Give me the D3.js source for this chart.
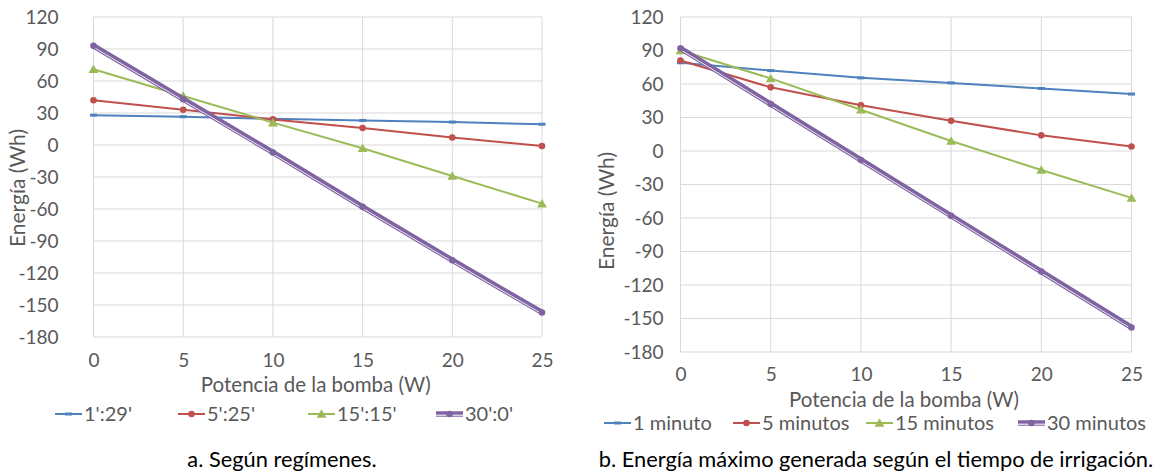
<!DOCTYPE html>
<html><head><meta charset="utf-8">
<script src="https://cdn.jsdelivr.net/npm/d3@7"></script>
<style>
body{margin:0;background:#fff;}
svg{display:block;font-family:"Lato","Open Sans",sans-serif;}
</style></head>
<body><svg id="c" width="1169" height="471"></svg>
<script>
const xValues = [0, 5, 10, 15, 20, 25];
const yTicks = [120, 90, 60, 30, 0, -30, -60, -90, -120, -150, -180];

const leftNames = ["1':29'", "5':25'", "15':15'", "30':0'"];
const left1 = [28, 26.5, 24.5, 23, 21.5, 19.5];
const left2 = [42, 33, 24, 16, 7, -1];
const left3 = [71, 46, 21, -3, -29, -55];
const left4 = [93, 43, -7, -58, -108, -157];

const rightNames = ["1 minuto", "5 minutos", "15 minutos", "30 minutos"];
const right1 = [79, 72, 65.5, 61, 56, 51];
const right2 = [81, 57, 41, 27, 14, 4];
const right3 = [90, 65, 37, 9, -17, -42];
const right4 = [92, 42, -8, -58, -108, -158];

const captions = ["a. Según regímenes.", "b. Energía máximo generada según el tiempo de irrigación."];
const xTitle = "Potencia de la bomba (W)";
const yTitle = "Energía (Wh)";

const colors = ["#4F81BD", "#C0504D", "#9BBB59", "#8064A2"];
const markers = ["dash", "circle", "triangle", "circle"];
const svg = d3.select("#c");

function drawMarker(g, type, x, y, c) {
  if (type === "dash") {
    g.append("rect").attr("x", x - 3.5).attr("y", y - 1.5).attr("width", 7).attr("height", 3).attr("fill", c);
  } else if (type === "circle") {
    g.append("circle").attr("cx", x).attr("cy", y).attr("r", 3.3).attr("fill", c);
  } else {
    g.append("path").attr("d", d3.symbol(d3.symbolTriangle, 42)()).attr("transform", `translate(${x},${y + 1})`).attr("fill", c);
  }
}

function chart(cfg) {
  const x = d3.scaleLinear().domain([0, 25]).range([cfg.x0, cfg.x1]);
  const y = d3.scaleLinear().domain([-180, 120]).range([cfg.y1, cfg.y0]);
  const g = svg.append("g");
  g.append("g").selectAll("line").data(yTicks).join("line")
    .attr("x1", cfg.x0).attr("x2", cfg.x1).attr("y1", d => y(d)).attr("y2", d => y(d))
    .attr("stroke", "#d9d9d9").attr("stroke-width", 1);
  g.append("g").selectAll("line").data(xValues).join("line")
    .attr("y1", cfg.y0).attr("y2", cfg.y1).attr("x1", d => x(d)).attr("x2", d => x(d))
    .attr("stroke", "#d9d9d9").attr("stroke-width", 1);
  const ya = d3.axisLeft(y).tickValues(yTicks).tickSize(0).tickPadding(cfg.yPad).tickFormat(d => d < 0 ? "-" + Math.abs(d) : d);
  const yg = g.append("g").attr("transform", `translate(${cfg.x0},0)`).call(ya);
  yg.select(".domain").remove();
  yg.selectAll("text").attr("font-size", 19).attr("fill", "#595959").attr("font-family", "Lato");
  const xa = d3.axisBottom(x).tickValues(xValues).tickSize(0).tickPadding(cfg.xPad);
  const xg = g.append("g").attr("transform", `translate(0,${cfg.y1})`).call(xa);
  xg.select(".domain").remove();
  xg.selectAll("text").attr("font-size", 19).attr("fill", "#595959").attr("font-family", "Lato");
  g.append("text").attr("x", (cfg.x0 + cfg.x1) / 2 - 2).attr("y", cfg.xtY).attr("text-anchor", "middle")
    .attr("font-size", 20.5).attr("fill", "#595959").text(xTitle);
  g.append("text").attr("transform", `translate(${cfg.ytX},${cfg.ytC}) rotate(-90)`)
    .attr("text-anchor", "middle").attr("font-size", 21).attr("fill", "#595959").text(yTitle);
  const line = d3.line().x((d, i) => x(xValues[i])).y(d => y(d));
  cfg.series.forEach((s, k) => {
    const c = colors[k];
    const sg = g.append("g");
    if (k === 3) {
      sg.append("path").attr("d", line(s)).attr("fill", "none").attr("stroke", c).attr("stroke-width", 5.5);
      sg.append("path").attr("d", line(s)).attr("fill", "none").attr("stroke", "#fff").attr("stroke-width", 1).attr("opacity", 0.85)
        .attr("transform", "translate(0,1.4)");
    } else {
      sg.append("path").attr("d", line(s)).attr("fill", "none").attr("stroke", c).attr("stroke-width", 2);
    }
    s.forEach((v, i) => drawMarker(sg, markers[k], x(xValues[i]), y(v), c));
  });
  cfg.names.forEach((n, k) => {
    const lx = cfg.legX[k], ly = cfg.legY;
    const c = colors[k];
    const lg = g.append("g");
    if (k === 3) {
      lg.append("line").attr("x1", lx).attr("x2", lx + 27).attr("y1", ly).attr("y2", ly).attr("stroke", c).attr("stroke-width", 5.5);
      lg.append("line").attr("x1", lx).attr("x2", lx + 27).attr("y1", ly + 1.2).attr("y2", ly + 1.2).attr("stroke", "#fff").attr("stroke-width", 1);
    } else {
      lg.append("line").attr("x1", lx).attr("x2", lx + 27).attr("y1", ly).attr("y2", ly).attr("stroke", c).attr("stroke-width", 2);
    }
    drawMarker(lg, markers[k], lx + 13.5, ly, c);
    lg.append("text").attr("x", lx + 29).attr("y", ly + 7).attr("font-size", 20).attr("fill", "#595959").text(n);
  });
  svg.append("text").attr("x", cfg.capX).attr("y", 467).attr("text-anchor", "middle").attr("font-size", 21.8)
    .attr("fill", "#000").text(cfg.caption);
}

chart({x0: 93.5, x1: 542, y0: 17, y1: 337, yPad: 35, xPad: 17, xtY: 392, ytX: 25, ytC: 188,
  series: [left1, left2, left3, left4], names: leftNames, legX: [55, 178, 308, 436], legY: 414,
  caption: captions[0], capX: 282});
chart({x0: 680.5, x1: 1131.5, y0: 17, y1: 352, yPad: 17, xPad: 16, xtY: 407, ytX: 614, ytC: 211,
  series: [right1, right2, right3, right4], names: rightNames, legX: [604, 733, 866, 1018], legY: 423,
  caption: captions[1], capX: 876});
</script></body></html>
::::::::::
> _TASK REQUIREMENTS_: From the material above, copy each line that includes the word "chart".

> _ANSWER_:
Give me the D3.js source for this chart.
function chart(cfg) {
chart({x0: 93.5, x1: 542, y0: 17, y1: 337, yPad: 35, xPad: 17, xtY: 392, ytX: 25, ytC: 188,
chart({x0: 680.5, x1: 1131.5, y0: 17, y1: 352, yPad: 17, xPad: 16, xtY: 407, ytX: 614, ytC: 211,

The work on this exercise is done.